What is required >>
Copy each line that holds "this".

Data excerpts >>
++++++++++

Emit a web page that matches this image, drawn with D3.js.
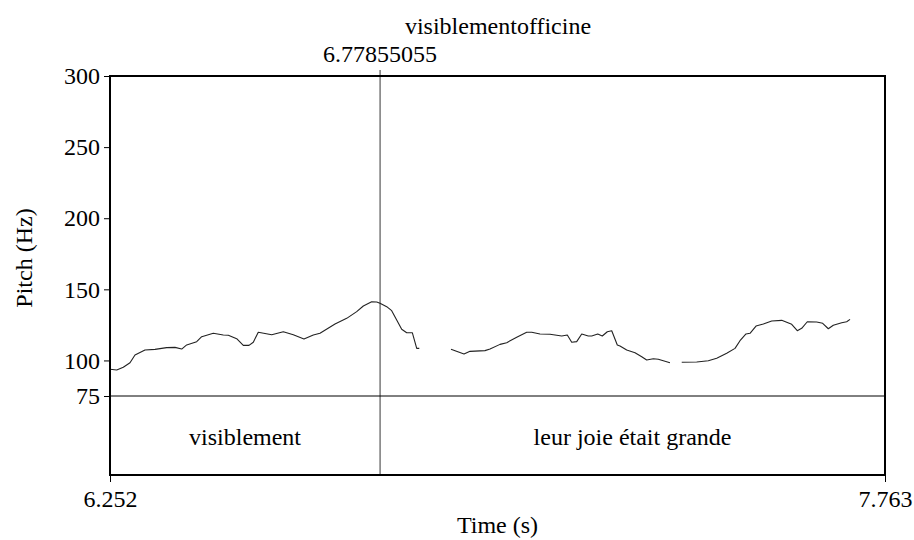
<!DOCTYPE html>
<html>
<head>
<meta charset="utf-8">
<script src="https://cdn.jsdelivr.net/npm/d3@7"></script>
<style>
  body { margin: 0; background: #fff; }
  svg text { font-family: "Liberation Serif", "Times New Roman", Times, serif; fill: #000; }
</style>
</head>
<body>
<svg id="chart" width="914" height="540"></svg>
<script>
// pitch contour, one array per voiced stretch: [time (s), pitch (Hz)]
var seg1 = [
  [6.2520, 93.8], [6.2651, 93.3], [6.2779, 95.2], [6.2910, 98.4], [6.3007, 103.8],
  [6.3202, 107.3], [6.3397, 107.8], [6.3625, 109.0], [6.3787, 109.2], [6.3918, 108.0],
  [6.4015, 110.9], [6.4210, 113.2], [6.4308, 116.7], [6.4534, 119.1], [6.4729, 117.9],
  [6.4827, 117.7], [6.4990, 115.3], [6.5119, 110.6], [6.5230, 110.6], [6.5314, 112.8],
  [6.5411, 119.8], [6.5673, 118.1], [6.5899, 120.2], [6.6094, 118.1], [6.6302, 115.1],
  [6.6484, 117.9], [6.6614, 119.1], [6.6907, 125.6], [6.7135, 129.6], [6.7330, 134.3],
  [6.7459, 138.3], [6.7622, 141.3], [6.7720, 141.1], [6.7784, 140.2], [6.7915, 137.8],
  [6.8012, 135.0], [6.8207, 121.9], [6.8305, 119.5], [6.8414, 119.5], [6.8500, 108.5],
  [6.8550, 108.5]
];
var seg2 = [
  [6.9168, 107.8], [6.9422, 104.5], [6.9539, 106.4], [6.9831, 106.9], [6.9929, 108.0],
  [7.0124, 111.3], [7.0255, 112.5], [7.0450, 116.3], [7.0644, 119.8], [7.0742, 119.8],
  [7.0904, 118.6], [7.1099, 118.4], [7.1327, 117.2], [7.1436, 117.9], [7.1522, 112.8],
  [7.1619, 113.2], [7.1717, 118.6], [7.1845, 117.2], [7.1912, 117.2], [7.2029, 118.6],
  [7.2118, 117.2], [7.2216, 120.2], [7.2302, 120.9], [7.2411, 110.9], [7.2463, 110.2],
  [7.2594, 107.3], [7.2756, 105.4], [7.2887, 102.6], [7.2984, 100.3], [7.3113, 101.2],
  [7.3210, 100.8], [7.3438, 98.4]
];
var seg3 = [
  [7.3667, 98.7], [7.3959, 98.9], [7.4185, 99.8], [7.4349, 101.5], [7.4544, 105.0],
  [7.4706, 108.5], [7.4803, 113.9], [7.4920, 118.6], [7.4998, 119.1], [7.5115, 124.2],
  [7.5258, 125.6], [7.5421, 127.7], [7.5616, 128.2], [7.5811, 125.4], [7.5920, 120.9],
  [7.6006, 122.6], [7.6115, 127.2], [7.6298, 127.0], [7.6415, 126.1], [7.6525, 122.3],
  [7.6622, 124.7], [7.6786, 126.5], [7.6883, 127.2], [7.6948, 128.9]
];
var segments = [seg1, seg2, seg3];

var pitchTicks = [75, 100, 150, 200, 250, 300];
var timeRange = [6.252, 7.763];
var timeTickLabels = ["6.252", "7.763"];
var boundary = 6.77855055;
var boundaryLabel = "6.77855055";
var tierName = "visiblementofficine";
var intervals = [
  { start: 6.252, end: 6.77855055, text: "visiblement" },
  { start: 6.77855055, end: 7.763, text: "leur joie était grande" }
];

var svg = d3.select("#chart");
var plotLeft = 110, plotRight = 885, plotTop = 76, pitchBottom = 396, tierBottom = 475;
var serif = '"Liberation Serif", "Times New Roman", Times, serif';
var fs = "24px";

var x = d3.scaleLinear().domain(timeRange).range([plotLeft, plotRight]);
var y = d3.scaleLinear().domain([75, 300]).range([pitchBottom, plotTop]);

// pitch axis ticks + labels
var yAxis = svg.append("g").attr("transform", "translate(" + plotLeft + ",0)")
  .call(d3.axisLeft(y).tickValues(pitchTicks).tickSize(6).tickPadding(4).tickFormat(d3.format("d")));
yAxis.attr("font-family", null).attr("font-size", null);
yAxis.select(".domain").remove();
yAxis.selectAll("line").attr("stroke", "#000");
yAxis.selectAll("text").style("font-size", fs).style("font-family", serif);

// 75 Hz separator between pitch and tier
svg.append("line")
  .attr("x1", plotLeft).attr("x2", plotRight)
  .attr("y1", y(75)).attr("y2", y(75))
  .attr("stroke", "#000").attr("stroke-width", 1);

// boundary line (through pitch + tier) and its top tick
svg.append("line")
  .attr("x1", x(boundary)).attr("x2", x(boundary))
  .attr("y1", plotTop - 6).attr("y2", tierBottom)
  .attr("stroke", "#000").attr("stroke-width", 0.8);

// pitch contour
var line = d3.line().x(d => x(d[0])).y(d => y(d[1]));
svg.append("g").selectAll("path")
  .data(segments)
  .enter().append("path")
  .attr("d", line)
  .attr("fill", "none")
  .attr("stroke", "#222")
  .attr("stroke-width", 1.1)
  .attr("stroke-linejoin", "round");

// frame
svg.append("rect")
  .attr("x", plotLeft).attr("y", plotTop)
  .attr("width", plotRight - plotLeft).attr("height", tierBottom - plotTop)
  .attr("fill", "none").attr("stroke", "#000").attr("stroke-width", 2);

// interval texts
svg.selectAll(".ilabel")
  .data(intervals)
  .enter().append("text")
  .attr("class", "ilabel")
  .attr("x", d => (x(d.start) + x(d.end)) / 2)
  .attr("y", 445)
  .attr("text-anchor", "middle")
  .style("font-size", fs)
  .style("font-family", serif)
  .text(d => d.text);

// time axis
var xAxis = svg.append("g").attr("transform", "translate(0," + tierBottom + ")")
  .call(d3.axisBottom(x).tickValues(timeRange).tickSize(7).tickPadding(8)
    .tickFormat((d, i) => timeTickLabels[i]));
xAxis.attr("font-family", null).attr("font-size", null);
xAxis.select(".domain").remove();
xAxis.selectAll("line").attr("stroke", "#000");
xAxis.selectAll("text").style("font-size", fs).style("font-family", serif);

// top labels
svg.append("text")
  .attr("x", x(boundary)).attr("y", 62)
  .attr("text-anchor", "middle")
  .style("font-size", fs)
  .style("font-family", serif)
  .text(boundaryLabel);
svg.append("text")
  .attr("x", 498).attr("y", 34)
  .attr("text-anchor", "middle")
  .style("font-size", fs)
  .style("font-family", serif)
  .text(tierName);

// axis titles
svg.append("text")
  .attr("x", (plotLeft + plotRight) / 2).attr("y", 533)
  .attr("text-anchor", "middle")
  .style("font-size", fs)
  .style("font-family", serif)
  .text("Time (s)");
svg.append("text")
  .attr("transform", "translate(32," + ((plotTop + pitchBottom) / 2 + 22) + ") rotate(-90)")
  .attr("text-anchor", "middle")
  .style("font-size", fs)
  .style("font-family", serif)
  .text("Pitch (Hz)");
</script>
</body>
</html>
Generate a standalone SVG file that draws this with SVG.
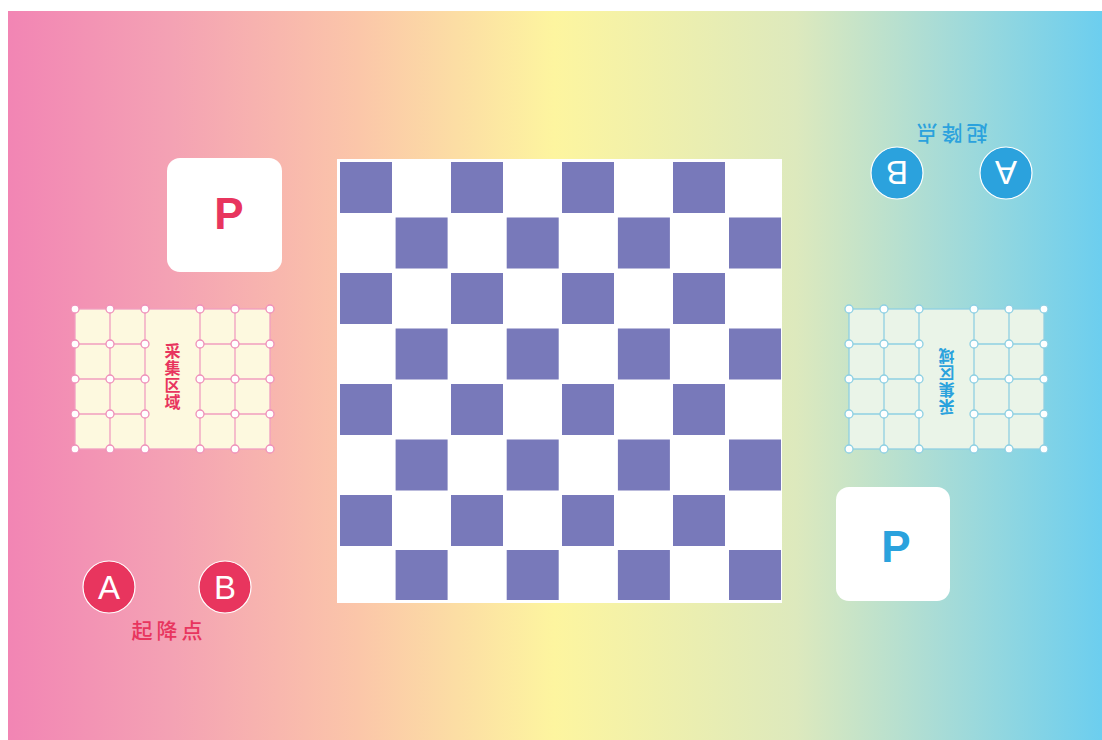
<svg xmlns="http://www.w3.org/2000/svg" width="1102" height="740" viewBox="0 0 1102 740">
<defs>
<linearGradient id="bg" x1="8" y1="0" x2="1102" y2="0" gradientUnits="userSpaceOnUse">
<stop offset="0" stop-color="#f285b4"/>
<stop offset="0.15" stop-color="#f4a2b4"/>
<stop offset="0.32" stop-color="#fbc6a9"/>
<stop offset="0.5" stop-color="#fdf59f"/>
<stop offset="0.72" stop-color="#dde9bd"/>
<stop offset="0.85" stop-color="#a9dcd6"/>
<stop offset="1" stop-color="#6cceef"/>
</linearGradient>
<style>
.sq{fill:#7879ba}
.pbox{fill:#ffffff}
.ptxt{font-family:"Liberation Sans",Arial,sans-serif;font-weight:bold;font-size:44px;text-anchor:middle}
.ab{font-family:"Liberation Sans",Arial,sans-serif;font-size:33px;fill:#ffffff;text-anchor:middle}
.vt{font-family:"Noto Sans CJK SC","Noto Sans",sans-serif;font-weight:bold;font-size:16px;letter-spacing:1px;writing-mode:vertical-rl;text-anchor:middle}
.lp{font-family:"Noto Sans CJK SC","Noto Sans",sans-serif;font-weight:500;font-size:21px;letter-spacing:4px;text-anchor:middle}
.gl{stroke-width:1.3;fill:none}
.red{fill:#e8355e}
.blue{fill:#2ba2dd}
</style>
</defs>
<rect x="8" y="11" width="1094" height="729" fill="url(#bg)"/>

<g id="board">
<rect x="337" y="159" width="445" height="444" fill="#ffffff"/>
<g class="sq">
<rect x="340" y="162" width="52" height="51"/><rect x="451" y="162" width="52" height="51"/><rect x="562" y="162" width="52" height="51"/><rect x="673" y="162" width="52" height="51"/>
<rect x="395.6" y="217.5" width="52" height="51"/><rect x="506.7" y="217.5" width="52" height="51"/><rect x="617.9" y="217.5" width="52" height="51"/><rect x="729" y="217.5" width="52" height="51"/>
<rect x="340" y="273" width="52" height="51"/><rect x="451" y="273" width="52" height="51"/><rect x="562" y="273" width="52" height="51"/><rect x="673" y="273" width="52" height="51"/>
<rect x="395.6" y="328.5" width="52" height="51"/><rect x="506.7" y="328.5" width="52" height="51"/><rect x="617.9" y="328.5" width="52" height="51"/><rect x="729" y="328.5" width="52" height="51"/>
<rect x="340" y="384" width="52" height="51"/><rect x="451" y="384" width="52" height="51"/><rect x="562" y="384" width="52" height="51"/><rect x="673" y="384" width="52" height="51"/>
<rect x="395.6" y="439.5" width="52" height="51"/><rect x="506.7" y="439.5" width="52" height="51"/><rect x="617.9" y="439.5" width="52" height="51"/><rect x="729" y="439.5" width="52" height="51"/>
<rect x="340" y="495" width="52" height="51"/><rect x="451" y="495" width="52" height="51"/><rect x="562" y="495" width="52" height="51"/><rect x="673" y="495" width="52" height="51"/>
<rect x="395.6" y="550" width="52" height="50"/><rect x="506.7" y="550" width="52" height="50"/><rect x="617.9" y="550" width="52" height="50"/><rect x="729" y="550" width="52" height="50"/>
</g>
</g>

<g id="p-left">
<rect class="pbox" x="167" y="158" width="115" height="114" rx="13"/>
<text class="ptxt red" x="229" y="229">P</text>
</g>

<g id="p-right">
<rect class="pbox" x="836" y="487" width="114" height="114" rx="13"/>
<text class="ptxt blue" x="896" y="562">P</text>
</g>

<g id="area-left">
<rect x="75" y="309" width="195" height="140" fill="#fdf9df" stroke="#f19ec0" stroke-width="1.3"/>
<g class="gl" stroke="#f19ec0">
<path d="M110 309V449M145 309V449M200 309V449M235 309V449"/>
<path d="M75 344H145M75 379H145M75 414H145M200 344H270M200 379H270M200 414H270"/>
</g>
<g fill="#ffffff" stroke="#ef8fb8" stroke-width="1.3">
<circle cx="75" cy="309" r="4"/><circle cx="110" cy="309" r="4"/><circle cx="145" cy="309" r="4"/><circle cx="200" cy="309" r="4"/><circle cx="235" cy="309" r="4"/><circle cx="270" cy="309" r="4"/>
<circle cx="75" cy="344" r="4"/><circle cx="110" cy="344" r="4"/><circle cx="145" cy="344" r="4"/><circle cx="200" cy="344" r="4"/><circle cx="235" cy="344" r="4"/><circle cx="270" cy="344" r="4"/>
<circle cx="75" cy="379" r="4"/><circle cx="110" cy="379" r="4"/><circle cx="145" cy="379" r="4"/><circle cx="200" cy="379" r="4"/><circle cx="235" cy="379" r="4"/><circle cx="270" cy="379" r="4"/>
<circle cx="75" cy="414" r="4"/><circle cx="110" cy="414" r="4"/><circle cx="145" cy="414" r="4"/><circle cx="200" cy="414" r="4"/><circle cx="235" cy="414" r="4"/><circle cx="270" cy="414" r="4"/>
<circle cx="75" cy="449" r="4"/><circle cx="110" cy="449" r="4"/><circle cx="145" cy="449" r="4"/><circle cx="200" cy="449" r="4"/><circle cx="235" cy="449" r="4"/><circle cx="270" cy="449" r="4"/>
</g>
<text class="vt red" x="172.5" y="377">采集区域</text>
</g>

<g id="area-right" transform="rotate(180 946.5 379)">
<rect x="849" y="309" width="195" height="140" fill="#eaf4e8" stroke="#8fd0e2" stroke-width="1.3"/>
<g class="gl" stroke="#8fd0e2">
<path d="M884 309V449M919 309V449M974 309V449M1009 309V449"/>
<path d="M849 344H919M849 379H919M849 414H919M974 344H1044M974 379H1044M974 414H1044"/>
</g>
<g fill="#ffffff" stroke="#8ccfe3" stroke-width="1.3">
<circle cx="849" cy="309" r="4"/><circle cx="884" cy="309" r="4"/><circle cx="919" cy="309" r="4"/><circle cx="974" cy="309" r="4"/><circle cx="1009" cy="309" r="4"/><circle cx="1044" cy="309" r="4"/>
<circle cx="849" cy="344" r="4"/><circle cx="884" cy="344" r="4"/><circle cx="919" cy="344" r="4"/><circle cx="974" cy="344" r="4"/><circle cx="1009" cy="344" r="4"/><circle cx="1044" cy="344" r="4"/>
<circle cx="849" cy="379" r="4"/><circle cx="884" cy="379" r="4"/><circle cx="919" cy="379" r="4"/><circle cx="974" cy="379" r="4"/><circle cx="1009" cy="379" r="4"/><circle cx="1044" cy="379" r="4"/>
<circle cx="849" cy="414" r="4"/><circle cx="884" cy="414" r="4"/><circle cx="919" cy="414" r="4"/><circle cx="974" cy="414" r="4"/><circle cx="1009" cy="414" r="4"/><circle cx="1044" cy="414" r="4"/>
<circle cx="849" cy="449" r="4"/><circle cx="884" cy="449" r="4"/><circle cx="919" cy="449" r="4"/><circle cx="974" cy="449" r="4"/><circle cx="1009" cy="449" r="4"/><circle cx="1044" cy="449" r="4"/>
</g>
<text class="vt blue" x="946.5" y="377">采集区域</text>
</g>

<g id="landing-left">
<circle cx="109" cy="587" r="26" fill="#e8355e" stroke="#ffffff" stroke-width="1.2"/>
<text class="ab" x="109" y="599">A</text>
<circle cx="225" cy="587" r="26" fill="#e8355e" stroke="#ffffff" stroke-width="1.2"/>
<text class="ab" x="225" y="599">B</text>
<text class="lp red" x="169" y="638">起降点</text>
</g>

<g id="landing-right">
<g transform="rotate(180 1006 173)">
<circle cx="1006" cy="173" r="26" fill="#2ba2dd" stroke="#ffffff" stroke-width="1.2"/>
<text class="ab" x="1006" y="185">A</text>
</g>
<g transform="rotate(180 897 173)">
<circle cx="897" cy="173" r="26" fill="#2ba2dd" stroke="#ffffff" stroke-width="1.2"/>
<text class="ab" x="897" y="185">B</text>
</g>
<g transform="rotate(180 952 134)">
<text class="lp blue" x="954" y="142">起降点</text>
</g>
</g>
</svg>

++++++++++

Problem solution >>
Emit a web page that matches this image, drawn with D3.js.
Generate a standalone SVG file that draws this with SVG.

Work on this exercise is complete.